--- START ---

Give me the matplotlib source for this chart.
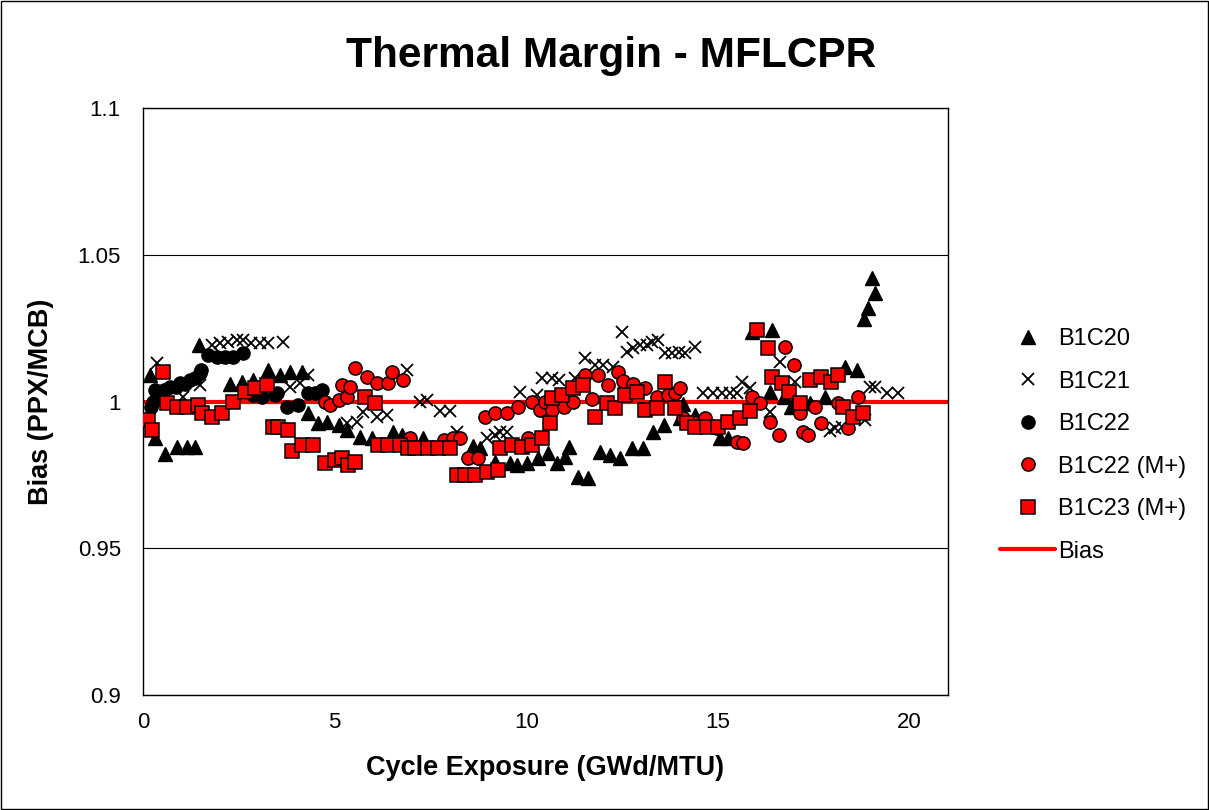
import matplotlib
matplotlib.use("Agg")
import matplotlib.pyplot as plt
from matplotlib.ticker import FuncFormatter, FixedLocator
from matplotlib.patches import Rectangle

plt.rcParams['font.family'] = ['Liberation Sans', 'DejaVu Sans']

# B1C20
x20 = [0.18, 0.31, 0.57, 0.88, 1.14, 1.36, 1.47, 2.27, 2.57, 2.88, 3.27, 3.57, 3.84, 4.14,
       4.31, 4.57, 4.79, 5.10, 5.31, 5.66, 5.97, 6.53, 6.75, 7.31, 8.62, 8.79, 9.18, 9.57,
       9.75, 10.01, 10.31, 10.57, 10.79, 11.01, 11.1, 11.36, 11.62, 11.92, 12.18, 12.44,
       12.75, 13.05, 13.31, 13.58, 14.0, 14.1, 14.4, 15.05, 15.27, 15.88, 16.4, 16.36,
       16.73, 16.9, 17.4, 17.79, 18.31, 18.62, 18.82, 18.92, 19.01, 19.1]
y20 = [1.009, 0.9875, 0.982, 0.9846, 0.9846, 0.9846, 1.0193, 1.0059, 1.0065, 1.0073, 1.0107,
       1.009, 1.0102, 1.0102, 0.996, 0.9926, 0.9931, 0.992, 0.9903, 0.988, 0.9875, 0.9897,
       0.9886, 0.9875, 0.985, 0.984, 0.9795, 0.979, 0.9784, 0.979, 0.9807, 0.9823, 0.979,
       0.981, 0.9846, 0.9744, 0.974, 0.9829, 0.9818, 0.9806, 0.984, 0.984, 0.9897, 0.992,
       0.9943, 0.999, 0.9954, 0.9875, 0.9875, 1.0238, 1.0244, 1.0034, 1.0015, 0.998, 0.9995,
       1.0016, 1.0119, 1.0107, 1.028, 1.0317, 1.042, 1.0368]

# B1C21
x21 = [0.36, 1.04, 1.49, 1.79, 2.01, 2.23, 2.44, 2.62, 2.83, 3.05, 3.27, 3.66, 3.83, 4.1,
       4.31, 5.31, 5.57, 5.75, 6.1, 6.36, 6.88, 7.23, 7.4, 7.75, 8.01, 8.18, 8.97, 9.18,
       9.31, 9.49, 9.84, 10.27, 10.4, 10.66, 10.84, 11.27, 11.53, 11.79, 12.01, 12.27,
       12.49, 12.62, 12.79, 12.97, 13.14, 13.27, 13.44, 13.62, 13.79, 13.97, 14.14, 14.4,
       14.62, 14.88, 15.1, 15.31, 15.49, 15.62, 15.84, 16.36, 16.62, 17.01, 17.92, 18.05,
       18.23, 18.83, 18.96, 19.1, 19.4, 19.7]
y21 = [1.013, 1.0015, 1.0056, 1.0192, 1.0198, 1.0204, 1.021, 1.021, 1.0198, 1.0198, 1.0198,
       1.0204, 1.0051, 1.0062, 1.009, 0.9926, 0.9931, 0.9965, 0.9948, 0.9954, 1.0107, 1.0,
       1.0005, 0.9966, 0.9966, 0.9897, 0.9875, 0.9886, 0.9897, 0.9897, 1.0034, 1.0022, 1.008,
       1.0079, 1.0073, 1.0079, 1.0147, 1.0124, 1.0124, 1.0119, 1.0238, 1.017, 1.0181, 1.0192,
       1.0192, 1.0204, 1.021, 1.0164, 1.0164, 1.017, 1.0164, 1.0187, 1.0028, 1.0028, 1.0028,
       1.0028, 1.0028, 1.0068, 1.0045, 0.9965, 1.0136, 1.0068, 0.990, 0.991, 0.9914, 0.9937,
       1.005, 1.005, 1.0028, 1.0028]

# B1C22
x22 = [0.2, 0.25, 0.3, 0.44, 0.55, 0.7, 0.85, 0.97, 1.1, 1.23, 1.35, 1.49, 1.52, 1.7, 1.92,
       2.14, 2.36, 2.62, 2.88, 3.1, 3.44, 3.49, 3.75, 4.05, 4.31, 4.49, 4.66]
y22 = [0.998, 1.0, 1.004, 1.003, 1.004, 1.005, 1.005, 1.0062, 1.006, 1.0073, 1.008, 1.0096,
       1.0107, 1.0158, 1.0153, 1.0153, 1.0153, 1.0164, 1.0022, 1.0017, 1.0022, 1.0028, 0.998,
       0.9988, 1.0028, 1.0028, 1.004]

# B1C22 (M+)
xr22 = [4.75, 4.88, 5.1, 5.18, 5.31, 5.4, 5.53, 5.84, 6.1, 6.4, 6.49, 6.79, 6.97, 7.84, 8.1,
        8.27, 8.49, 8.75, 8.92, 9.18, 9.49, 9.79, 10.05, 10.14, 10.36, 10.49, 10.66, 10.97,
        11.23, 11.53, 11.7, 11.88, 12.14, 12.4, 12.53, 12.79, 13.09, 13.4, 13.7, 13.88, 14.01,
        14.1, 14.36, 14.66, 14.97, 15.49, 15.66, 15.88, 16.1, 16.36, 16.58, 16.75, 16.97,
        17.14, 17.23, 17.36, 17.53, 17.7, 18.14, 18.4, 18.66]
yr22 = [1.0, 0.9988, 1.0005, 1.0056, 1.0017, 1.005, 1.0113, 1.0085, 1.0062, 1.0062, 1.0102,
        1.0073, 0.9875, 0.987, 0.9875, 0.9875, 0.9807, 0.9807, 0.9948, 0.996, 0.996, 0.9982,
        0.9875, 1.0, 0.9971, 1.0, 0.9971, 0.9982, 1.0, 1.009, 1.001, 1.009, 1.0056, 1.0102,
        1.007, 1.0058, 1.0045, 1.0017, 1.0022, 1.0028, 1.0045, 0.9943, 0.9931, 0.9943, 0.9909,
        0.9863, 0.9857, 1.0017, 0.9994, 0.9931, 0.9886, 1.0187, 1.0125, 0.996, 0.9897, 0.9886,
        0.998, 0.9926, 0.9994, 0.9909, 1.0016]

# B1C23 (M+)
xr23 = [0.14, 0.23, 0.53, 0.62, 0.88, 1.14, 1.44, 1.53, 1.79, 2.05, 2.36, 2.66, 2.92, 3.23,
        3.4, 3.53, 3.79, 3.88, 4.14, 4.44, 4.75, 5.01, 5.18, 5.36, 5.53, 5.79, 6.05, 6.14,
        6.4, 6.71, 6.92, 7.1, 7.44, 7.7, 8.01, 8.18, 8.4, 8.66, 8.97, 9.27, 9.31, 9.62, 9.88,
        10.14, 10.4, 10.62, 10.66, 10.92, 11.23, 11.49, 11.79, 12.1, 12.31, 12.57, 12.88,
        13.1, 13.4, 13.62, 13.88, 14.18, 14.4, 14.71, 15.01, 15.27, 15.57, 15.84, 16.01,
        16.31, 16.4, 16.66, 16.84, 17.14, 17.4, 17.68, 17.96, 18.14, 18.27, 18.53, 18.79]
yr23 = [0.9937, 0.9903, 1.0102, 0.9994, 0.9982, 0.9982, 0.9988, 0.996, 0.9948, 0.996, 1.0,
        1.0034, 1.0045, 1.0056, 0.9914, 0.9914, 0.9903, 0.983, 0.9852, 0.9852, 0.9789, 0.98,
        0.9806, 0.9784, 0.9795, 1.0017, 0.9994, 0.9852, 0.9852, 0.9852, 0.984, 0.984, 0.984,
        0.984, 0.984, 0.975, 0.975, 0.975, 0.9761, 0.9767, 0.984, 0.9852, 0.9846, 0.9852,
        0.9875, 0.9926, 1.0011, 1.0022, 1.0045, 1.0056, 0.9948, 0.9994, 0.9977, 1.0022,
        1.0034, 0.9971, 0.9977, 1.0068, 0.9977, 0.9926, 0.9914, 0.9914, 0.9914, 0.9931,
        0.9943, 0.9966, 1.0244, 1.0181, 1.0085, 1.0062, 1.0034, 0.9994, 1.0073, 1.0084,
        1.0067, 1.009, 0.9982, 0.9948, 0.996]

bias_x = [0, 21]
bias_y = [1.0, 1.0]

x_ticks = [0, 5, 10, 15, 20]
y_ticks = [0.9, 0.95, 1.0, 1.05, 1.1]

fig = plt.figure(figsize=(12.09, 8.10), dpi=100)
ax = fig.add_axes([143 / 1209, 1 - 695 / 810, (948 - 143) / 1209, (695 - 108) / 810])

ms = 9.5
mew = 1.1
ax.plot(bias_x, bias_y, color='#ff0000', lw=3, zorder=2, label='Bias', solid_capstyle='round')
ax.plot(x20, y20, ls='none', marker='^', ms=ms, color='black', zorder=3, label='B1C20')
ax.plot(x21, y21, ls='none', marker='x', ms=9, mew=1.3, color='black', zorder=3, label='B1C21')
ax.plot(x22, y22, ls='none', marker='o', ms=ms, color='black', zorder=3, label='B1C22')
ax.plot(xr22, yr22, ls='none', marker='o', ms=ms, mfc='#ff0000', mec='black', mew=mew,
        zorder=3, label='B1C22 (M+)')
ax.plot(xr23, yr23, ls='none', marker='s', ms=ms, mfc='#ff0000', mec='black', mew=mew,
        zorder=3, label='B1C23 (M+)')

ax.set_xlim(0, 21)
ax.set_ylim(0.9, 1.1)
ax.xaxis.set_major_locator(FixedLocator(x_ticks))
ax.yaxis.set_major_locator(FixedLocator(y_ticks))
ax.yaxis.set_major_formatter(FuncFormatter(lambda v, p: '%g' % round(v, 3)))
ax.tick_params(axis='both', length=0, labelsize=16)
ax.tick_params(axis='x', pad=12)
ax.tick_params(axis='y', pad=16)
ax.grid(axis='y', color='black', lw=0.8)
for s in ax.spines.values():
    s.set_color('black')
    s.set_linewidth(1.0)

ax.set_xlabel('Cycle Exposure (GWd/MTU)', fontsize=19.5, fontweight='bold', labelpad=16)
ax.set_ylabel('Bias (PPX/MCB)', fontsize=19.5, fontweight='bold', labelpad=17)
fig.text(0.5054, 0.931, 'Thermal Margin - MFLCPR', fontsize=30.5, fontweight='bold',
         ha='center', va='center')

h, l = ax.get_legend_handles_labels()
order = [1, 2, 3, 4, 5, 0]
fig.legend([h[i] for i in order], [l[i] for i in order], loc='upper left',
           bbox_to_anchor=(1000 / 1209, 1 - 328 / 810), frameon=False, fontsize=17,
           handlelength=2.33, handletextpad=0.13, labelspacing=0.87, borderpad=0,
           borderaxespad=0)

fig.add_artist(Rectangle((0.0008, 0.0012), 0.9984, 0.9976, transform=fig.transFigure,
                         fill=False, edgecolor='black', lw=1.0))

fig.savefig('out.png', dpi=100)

--- END ---

**Exercise directions:**
Restate only the lines running from the start of the material above through the line containing "from matplotlib.patches import Rectangle", ends included. No pictures.

**Response for this exercise:**
Give me the matplotlib source for this chart.
import matplotlib
matplotlib.use("Agg")
import matplotlib.pyplot as plt
from matplotlib.ticker import FuncFormatter, FixedLocator
from matplotlib.patches import Rectangle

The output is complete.